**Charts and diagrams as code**
----
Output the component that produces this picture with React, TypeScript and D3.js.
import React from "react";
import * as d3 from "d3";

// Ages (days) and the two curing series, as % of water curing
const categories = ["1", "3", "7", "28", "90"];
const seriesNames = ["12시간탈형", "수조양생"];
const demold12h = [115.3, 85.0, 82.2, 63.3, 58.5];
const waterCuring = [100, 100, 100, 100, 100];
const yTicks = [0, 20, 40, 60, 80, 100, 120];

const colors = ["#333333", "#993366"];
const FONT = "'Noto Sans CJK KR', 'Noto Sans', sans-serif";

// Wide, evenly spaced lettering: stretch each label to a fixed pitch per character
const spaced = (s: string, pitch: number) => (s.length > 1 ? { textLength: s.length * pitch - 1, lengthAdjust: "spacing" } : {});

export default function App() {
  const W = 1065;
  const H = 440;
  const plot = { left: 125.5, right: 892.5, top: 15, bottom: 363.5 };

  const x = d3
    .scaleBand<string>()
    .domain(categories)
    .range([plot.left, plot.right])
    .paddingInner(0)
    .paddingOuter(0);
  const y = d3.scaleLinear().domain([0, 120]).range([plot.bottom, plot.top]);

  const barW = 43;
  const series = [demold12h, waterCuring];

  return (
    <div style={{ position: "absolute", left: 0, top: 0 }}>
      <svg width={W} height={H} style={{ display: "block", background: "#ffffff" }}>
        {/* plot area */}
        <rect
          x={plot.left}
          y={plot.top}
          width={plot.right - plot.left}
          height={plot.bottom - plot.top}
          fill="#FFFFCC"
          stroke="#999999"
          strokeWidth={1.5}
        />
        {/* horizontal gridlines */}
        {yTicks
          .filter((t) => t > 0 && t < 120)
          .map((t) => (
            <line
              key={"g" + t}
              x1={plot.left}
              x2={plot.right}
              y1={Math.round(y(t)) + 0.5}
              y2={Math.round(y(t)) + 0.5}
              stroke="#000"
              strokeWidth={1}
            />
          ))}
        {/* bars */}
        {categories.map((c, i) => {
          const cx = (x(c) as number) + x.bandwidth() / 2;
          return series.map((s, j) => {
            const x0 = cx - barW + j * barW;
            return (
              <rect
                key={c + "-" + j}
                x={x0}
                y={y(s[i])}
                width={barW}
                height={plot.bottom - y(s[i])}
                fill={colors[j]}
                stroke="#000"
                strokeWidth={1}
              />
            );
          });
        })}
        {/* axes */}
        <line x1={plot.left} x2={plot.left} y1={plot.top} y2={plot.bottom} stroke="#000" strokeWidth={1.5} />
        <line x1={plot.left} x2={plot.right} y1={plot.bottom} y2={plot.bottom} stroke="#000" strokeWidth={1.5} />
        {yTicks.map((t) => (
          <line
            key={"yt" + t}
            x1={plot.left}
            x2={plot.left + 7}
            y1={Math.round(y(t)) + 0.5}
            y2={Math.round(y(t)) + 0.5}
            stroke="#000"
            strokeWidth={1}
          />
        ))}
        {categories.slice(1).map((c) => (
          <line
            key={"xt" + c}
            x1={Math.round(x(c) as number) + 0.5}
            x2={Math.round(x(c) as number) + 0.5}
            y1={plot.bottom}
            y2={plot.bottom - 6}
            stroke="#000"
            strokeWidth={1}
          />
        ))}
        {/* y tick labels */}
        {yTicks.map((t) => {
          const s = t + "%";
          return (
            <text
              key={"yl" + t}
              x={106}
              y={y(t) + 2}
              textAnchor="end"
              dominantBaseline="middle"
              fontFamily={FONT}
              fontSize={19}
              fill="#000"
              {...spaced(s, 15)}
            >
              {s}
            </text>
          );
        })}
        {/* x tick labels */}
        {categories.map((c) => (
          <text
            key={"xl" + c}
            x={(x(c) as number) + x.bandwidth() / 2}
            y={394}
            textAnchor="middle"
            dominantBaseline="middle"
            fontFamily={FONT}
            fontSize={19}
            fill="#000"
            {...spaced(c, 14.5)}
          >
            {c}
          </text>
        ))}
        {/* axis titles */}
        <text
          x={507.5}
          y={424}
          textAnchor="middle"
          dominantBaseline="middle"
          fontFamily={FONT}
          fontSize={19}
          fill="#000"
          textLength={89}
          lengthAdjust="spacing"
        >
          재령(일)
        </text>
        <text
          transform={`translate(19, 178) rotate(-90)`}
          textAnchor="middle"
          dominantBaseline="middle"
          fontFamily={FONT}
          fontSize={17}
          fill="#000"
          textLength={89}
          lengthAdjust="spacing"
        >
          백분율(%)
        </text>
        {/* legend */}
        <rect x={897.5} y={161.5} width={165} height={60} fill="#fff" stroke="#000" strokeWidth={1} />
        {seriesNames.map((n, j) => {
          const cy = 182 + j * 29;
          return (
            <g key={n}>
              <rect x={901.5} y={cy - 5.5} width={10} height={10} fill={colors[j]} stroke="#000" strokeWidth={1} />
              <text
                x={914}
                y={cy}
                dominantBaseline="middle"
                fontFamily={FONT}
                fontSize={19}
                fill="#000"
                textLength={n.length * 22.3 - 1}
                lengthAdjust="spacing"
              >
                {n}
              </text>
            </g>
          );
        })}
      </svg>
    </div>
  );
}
----
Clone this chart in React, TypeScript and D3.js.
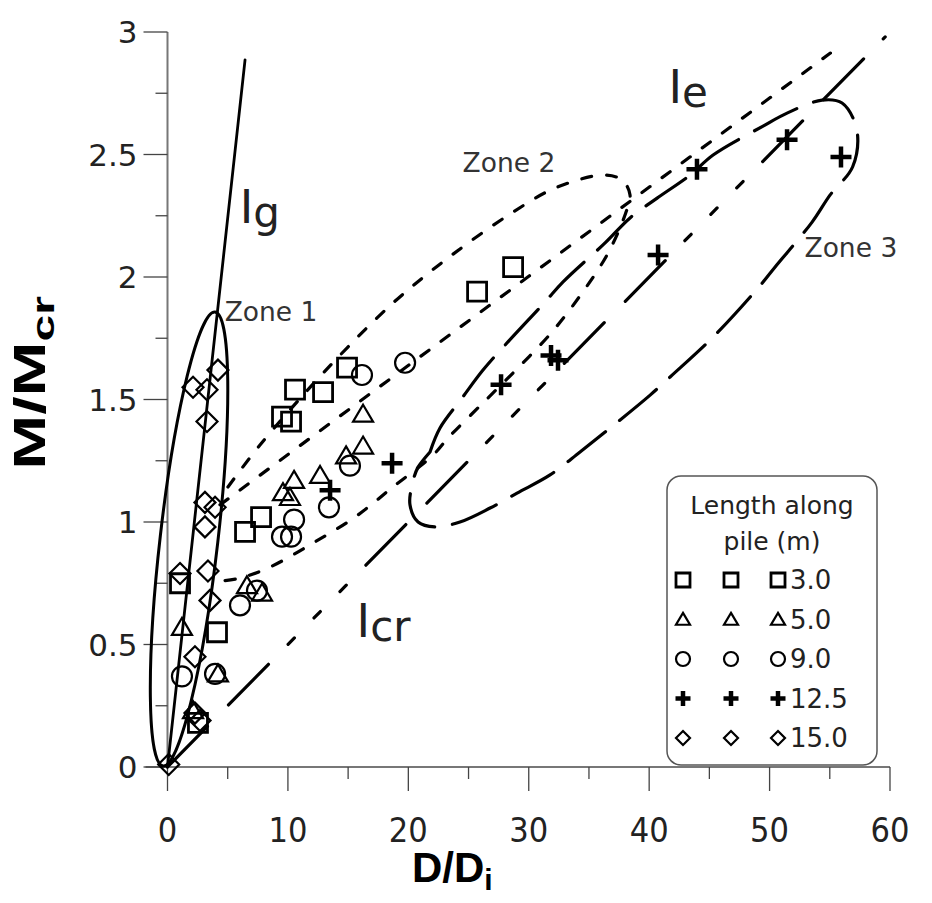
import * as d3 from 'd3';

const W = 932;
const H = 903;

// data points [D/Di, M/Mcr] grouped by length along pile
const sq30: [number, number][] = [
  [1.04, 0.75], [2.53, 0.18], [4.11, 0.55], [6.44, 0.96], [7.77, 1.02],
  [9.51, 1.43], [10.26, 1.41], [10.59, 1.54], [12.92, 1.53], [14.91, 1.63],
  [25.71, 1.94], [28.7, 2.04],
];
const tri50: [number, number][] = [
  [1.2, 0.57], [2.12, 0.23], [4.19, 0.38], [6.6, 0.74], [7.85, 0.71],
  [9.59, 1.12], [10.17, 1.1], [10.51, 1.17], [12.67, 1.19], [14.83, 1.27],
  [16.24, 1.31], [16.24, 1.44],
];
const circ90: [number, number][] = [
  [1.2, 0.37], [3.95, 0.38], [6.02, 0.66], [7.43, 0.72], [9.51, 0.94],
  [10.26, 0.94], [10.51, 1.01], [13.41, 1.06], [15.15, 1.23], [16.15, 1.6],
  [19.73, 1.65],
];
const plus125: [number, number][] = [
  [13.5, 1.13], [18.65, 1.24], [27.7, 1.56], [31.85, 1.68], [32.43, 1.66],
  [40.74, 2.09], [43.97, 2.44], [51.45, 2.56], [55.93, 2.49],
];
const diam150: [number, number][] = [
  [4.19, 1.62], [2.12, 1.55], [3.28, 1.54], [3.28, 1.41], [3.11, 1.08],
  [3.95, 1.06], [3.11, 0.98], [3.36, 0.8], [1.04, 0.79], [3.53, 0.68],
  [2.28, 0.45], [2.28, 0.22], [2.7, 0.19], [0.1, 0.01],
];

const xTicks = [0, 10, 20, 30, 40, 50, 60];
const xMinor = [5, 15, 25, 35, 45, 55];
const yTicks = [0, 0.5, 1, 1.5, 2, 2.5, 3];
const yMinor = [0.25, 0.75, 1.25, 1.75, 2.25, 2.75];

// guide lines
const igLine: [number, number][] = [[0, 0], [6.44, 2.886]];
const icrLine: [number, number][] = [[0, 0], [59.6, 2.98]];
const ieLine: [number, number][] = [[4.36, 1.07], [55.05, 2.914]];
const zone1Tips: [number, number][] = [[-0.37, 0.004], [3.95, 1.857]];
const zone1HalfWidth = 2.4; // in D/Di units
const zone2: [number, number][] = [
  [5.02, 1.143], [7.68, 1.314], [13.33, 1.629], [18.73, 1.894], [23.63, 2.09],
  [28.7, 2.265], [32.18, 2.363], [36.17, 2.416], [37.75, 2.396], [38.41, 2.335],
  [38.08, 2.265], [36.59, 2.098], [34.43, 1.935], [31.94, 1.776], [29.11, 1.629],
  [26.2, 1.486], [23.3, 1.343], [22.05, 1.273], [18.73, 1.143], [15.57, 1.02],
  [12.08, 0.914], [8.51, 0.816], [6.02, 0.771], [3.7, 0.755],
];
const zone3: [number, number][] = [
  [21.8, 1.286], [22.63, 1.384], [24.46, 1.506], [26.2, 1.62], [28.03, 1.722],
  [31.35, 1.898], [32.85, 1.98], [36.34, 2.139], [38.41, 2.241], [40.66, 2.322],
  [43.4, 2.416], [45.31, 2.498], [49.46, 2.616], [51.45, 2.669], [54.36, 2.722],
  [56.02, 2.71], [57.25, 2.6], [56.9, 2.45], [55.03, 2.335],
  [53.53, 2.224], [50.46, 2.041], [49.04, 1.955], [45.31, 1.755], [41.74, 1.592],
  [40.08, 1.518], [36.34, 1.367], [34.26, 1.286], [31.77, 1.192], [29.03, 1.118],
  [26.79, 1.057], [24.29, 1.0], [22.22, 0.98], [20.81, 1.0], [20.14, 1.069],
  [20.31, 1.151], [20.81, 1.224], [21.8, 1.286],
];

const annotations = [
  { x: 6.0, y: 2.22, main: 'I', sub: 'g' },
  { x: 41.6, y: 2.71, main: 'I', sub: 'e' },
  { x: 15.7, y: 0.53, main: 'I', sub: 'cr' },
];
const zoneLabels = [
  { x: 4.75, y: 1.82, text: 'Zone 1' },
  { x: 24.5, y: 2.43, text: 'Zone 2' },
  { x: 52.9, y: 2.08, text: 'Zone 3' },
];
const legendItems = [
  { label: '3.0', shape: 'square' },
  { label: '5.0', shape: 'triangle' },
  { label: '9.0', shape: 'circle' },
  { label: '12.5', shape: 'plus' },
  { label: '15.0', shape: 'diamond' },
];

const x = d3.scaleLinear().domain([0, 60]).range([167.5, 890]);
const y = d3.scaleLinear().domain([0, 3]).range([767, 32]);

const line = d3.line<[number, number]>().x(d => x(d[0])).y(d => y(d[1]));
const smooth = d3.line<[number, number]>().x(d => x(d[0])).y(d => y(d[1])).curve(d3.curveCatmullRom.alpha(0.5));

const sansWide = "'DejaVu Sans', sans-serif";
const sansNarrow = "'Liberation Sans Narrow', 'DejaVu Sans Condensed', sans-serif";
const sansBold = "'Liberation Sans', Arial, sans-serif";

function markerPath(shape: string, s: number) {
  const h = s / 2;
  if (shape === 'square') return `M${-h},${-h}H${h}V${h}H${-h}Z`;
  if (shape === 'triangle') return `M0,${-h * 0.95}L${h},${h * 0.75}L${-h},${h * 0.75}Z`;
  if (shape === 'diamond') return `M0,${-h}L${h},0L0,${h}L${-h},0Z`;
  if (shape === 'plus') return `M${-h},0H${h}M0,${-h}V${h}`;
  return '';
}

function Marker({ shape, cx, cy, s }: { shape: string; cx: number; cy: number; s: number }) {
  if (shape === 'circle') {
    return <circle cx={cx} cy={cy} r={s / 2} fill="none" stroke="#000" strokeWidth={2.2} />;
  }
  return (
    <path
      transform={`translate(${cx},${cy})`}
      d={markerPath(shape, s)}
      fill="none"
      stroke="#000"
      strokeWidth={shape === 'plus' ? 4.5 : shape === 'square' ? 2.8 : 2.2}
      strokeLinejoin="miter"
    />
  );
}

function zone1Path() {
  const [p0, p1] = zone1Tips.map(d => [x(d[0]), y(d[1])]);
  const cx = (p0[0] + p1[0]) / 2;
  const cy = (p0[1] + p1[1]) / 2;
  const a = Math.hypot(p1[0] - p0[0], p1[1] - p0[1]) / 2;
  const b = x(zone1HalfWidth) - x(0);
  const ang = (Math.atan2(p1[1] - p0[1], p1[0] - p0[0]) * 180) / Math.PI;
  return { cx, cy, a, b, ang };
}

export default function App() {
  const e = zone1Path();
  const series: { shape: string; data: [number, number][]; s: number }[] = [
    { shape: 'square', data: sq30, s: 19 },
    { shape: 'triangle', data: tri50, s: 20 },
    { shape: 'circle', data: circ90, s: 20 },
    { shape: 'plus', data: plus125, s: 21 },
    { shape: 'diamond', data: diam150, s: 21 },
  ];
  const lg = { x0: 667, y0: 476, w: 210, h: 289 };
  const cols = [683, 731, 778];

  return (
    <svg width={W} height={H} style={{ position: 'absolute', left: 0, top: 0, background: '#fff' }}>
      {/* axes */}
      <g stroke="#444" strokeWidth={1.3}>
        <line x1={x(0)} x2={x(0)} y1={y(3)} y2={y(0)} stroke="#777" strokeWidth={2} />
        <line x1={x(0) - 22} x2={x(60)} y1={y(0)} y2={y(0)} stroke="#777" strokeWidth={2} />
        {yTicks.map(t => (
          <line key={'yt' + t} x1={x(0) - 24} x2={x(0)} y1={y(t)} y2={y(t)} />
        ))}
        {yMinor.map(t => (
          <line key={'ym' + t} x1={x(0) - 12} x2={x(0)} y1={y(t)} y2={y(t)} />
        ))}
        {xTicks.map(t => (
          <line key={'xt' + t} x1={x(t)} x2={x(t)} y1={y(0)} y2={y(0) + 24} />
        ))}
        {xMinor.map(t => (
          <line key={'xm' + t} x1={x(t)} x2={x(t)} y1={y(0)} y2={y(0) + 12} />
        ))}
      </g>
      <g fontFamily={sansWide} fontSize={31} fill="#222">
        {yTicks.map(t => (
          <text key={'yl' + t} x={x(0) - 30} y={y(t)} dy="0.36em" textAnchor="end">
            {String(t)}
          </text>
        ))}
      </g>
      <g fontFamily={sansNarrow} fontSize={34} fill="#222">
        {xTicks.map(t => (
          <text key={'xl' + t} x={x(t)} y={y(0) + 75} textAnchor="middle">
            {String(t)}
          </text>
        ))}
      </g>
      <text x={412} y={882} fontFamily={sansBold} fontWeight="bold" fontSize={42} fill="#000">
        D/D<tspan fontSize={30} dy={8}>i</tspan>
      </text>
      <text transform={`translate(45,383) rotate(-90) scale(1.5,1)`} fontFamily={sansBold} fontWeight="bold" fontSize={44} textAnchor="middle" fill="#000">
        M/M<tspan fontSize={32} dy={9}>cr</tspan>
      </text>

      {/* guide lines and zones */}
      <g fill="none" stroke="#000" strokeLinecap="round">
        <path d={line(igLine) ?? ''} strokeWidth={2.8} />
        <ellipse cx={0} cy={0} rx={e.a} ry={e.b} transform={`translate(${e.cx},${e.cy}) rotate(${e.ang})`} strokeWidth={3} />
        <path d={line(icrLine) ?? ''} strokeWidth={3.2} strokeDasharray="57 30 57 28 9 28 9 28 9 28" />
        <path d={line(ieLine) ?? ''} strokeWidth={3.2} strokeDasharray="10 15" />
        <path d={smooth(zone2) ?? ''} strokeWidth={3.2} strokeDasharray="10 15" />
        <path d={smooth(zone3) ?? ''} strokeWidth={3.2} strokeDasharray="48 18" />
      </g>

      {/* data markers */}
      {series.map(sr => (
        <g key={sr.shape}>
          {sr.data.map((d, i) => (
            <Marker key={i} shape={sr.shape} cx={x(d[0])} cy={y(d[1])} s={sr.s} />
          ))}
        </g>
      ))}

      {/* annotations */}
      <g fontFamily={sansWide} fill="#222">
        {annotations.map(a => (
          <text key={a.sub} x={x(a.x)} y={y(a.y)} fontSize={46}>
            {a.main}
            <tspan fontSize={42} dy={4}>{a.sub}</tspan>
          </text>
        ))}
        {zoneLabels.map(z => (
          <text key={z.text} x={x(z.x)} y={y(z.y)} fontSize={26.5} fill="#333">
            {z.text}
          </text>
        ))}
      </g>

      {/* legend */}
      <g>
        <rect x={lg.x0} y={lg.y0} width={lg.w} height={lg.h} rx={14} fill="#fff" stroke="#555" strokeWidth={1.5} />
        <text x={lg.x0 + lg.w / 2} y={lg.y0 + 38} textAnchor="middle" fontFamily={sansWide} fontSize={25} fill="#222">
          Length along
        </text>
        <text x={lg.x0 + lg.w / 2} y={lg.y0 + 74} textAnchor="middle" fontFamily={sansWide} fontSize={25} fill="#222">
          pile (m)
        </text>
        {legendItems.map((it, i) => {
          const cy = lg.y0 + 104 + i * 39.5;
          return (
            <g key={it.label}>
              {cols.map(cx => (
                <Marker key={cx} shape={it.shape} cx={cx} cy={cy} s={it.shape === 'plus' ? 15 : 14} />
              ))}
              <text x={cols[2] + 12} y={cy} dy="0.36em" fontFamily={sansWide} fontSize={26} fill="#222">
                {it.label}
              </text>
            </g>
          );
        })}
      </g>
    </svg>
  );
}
----
**DIRECTIONS**
Nothing but the lines from the one with "Clone this chart" through the one with "const H = 903;" should be copied, word for word. Pictures are left out.

**REPLY**
Clone this chart in React, TypeScript and D3.js.
import * as d3 from 'd3';

const W = 932;
const H = 903;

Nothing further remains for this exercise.